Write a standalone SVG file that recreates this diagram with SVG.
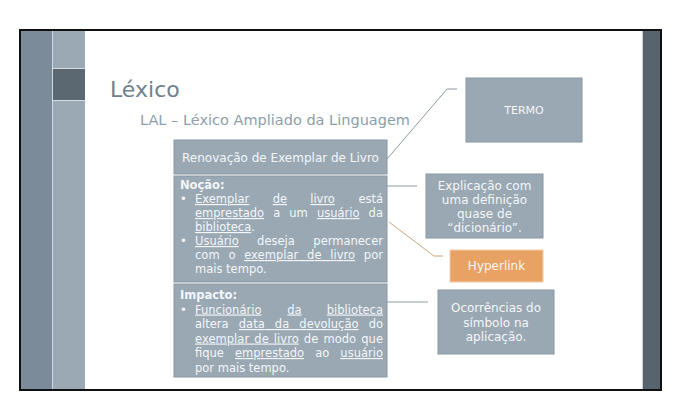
<svg xmlns="http://www.w3.org/2000/svg" width="678" height="410" viewBox="0 0 678 410">
<style>
.box{fill:#9aa8b4;stroke:#8797a3;stroke-width:1}
.wt{fill:#f4f6f8;font-family:"DejaVu Sans",sans-serif}
.hd{font-size:12px}
.bd{font-size:11.5px}
.bold{font-weight:bold}
.ctr{text-anchor:middle}
.end{text-anchor:end}
.u{text-decoration:underline}
.cn{fill:none;stroke:#8e9aa4;stroke-width:1}
.co{fill:none;stroke:#c9a57f;stroke-width:1}
</style>
<rect width="678" height="410" fill="#ffffff"/>
<g id="slide-frame">
<rect x="20" y="30" width="641" height="360" fill="#ffffff"/>
<rect x="20" y="30" width="32" height="360" fill="#7b8b99"/>
<rect x="53" y="30" width="32" height="360" fill="#9ba9b5"/>
<rect x="53" y="69" width="32" height="31" fill="#5b6872"/>
<line x1="53" y1="68.5" x2="85" y2="68.5" stroke="#d4dbe0" stroke-width="1"/>
<line x1="53" y1="100.5" x2="85" y2="100.5" stroke="#d4dbe0" stroke-width="1"/>
<line x1="52.5" y1="30" x2="52.5" y2="390" stroke="#d4dbe0" stroke-width="1"/>
<rect x="643" y="30" width="18" height="360" fill="#57646e"/>
<line x1="642.5" y1="30" x2="642.5" y2="390" stroke="#c8d0d6" stroke-width="1"/>
<rect x="20" y="30" width="641" height="360" fill="none" stroke="#111111" stroke-width="2"/>
</g>
<g id="title">
<text x="110" y="97" font-family="DejaVu Sans, sans-serif" font-size="22" fill="#6e7f8d">Léxico</text>
<text x="140" y="125" font-family="DejaVu Sans, sans-serif" font-size="14.5" fill="#8d9eab" textLength="270" lengthAdjust="spacingAndGlyphs">LAL – Léxico Ampliado da Linguagem</text>
</g>
<g id="connectors">
<polyline class="cn" points="387,159 447,89 457,89"/>
<line class="cn" x1="387" y1="186" x2="417" y2="186"/>
<polyline class="co" points="389,222 434,256 443,256"/>
<line class="cn" x1="387" y1="302" x2="428" y2="302"/>
</g>
<g id="node-termo">
<rect class="box" x="466" y="78" width="116" height="64"/>
<text class="wt ctr" x="524" y="114" font-size="11">TERMO</text>
</g>
<g id="node-renovacao">
<rect class="box" x="174" y="140" width="213" height="34"/>
<text class="wt hd ctr" x="280.5" y="161.5">Renovação de Exemplar de Livro</text>
</g>
<g id="node-nocao">
<rect class="box" x="174" y="176" width="213" height="106"/>
<g class="wt bd">
<text class="bold" x="180" y="189">Noção:</text>
<text x="180" y="203">•</text>
<text x="195" y="203" class="u">Exemplar</text>
<text x="272.7" y="203" class="u">de</text>
<text x="310.2" y="203" class="u">livro</text>
<text x="383" y="203" class="end">está</text>
<text x="195" y="217" word-spacing="5.4" textLength="188" lengthAdjust="spacing"><tspan class="u">emprestado</tspan> a um <tspan class="u">usuário</tspan> da</text>
<text x="195" y="231"><tspan class="u">biblioteca</tspan>.</text>
<text x="180" y="245">•</text>
<text x="195" y="245" class="u">Usuário</text>
<text x="257.1" y="245">deseja</text>
<text x="383" y="245" class="end">permanecer</text>
<text x="195" y="259" word-spacing="5" textLength="188" lengthAdjust="spacing">com o <tspan class="u">exemplar de livro</tspan> por</text>
<text x="195" y="273">mais tempo.</text>
</g>
</g>
<g id="node-impacto">
<rect class="box" x="174" y="284" width="213" height="93"/>
<g class="wt bd">
<text class="bold" x="180" y="299">Impacto:</text>
<text x="180" y="313.5">•</text>
<text x="195" y="313.5" class="u">Funcionário</text>
<text x="287.3" y="313.5" class="u">da</text>
<text x="383" y="313.5" class="end u">biblioteca</text>
<text x="195" y="328" word-spacing="6.5" textLength="188" lengthAdjust="spacing">altera <tspan class="u">data da devolução</tspan> do</text>
<text x="195" y="342.5" word-spacing="1.4" textLength="188" lengthAdjust="spacing"><tspan class="u">exemplar de livro</tspan> de modo que</text>
<text x="195" y="357" word-spacing="7.4" textLength="188" lengthAdjust="spacing">fique <tspan class="u">emprestado</tspan> ao <tspan class="u">usuário</tspan></text>
<text x="195" y="371.5">por mais tempo.</text>
</g>
</g>
<g id="node-explicacao">
<rect class="box" x="426" y="174" width="117" height="64"/>
<g class="wt hd ctr">
<text x="484.5" y="190">Explicação com</text>
<text x="484.5" y="204">uma definição</text>
<text x="484.5" y="218">quase de</text>
<text x="484.5" y="232">“dicionário”.</text>
</g>
</g>
<g id="node-hyperlink">
<rect x="450" y="250" width="93" height="32" fill="#e8a263" stroke="#f3cba6" stroke-width="1"/>
<text class="wt ctr" x="496.5" y="270" font-size="12">Hyperlink</text>
</g>
<g id="node-ocorrencias">
<rect class="box" x="438" y="290" width="116" height="64"/>
<g class="wt hd ctr">
<text x="496" y="312">Ocorrências do</text>
<text x="496" y="326.5">símbolo na</text>
<text x="496" y="341">aplicação.</text>
</g>
</g>
</svg>
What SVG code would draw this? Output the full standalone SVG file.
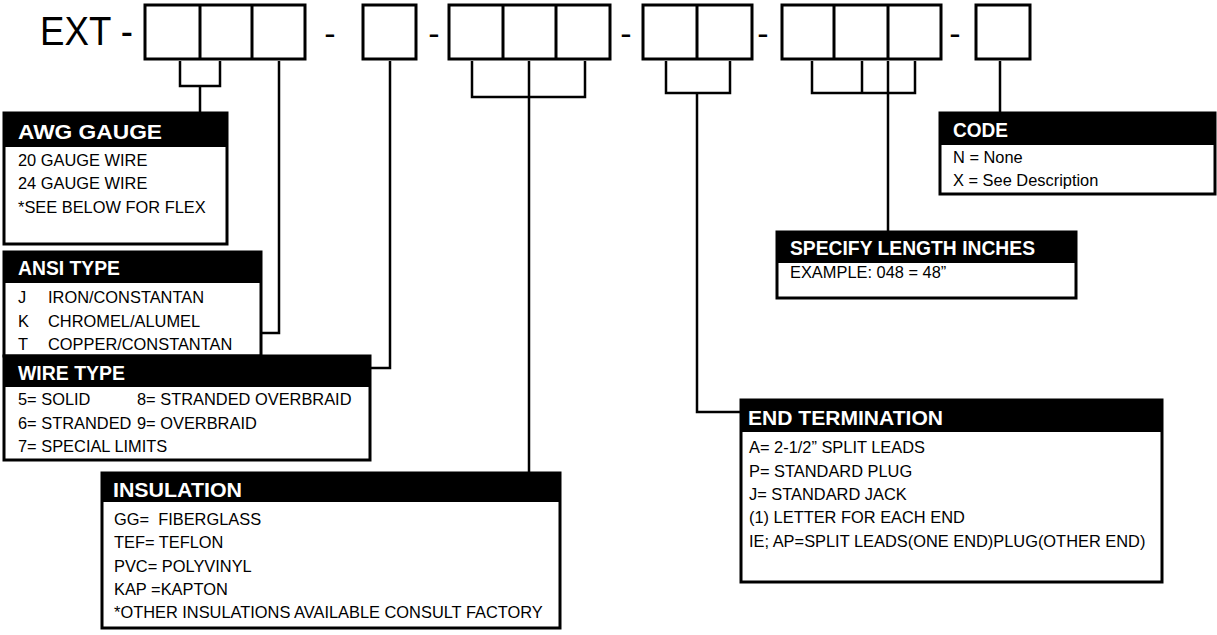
<svg xmlns="http://www.w3.org/2000/svg" width="1217" height="635" viewBox="0 0 1217 635">
<style>
.slot{fill:none;stroke:#000;stroke-width:3}
.frame{fill:#fff;stroke:#000;stroke-width:3}
.hdr{fill:#000}
.ht{font-family:"Liberation Sans",Arial,sans-serif;font-weight:bold;font-size:21px;fill:#fff}
.bt{font-family:"Liberation Sans",Arial,sans-serif;font-size:16.4px;fill:#000;white-space:pre}
.big{font-family:"Liberation Sans",Arial,sans-serif;font-size:40px;fill:#000}
.dash{font-family:"Liberation Sans",Arial,sans-serif;font-size:34px;fill:#000;text-anchor:middle}
.wire{fill:none;stroke:#000;stroke-width:2.5}
</style>
<rect width="1217" height="635" fill="#fff"/>
<g id="part-number">
<text class="big" x="40" y="45" textLength="93" lengthAdjust="spacingAndGlyphs">EXT -</text>
<rect class="slot" x="145" y="5" width="160" height="54"/>
<line class="slot" x1="200" y1="5" x2="200" y2="59"/>
<line class="slot" x1="252" y1="5" x2="252" y2="59"/>
<text class="dash" x="330" y="45">-</text>
<rect class="slot" x="363" y="5" width="53" height="54"/>
<text class="dash" x="434" y="45">-</text>
<rect class="slot" x="449" y="5" width="161" height="54"/>
<line class="slot" x1="503" y1="5" x2="503" y2="59"/>
<line class="slot" x1="556" y1="5" x2="556" y2="59"/>
<text class="dash" x="626" y="45">-</text>
<rect class="slot" x="643" y="5" width="109" height="54"/>
<line class="slot" x1="697" y1="5" x2="697" y2="59"/>
<text class="dash" x="763" y="45">-</text>
<rect class="slot" x="782" y="5" width="159" height="54"/>
<line class="slot" x1="834" y1="5" x2="834" y2="59"/>
<line class="slot" x1="888" y1="5" x2="888" y2="59"/>
<text class="dash" x="955" y="45">-</text>
<rect class="slot" x="976" y="5" width="54" height="54"/>
</g>
<g id="connectors">
<path class="wire" d="M180,61 V86 H220 V61 M200,86 V113"/>
<path class="wire" d="M279,61 V333 H262"/>
<path class="wire" d="M390,61 V368 H371"/>
<path class="wire" d="M472,61 V97 H585 V61 M529,61 V473"/>
<path class="wire" d="M666,61 V93 H730 V61 M697,93 V412 H740"/>
<path class="wire" d="M812,61 V93 H915 V61 M862,61 V93 M888,61 V232"/>
<path class="wire" d="M1000,61 V113"/>
</g>
<g id="awg-gauge">
<rect class="frame" x="4" y="113" width="223" height="131"/>
<rect class="hdr" x="4" y="113" width="223" height="34"/>
<text class="ht" x="18" y="139" textLength="144" lengthAdjust="spacingAndGlyphs">AWG GAUGE</text>
<text class="bt" x="18" y="166">20 GAUGE WIRE</text>
<text class="bt" x="18" y="189">24 GAUGE WIRE</text>
<text class="bt" x="18" y="213">*SEE BELOW FOR FLEX</text>
</g>
<g id="ansi-type">
<rect class="frame" x="4" y="252" width="257" height="104"/>
<rect class="hdr" x="4" y="252" width="257" height="31"/>
<text class="ht" x="18" y="275" textLength="102" lengthAdjust="spacingAndGlyphs">ANSI TYPE</text>
<text class="bt" x="18" y="303">J</text><text class="bt" x="48" y="303">IRON/CONSTANTAN</text>
<text class="bt" x="18" y="327">K</text><text class="bt" x="48" y="327">CHROMEL/ALUMEL</text>
<text class="bt" x="18" y="350">T</text><text class="bt" x="48" y="350">COPPER/CONSTANTAN</text>
</g>
<g id="wire-type">
<rect class="frame" x="4" y="356" width="366" height="104"/>
<rect class="hdr" x="4" y="356" width="366" height="31"/>
<text class="ht" x="18" y="380" textLength="107" lengthAdjust="spacingAndGlyphs">WIRE TYPE</text>
<text class="bt" x="18" y="405">5= SOLID</text><text class="bt" x="137" y="405">8= STRANDED OVERBRAID</text>
<text class="bt" x="18" y="429">6= STRANDED</text><text class="bt" x="137" y="429">9= OVERBRAID</text>
<text class="bt" x="18" y="452">7= SPECIAL LIMITS</text>
</g>
<g id="insulation">
<rect class="frame" x="102" y="473" width="458" height="155"/>
<rect class="hdr" x="102" y="473" width="458" height="29"/>
<text class="ht" x="113" y="497" textLength="129" lengthAdjust="spacingAndGlyphs">INSULATION</text>
<text class="bt" x="114" y="525">GG=  FIBERGLASS</text>
<text class="bt" x="114" y="548">TEF= TEFLON</text>
<text class="bt" x="114" y="572">PVC= POLYVINYL</text>
<text class="bt" x="114" y="595">KAP =KAPTON</text>
<text class="bt" x="114" y="618">*OTHER INSULATIONS AVAILABLE CONSULT FACTORY</text>
</g>
<g id="end-termination">
<rect class="frame" x="741" y="400" width="421" height="182"/>
<rect class="hdr" x="741" y="400" width="421" height="32"/>
<text class="ht" x="748" y="425" textLength="195" lengthAdjust="spacingAndGlyphs">END TERMINATION</text>
<text class="bt" x="749" y="453">A= 2-1/2” SPLIT LEADS</text>
<text class="bt" x="749" y="477">P= STANDARD PLUG</text>
<text class="bt" x="749" y="500">J= STANDARD JACK</text>
<text class="bt" x="749" y="523">(1) LETTER FOR EACH END</text>
<text class="bt" x="749" y="547">IE; AP=SPLIT LEADS(ONE END)PLUG(OTHER END)</text>
</g>
<g id="specify-length">
<rect class="frame" x="777" y="232" width="299" height="66"/>
<rect class="hdr" x="777" y="232" width="299" height="31"/>
<text class="ht" x="790" y="255" textLength="245" lengthAdjust="spacingAndGlyphs">SPECIFY LENGTH INCHES</text>
<text class="bt" x="790" y="278">EXAMPLE: 048 = 48”</text>
</g>
<g id="code">
<rect class="frame" x="940" y="113" width="275" height="81"/>
<rect class="hdr" x="940" y="113" width="275" height="32"/>
<text class="ht" x="953" y="137" textLength="55" lengthAdjust="spacingAndGlyphs">CODE</text>
<text class="bt" x="953" y="163">N = None</text>
<text class="bt" x="953" y="186">X = See Description</text>
</g>
</svg>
○ ○ ○ ○ ○ ○ ○
STATED GOAL:
Report how many lines of the preceding records include "file". Output the number only.

TASK ANSWER:
2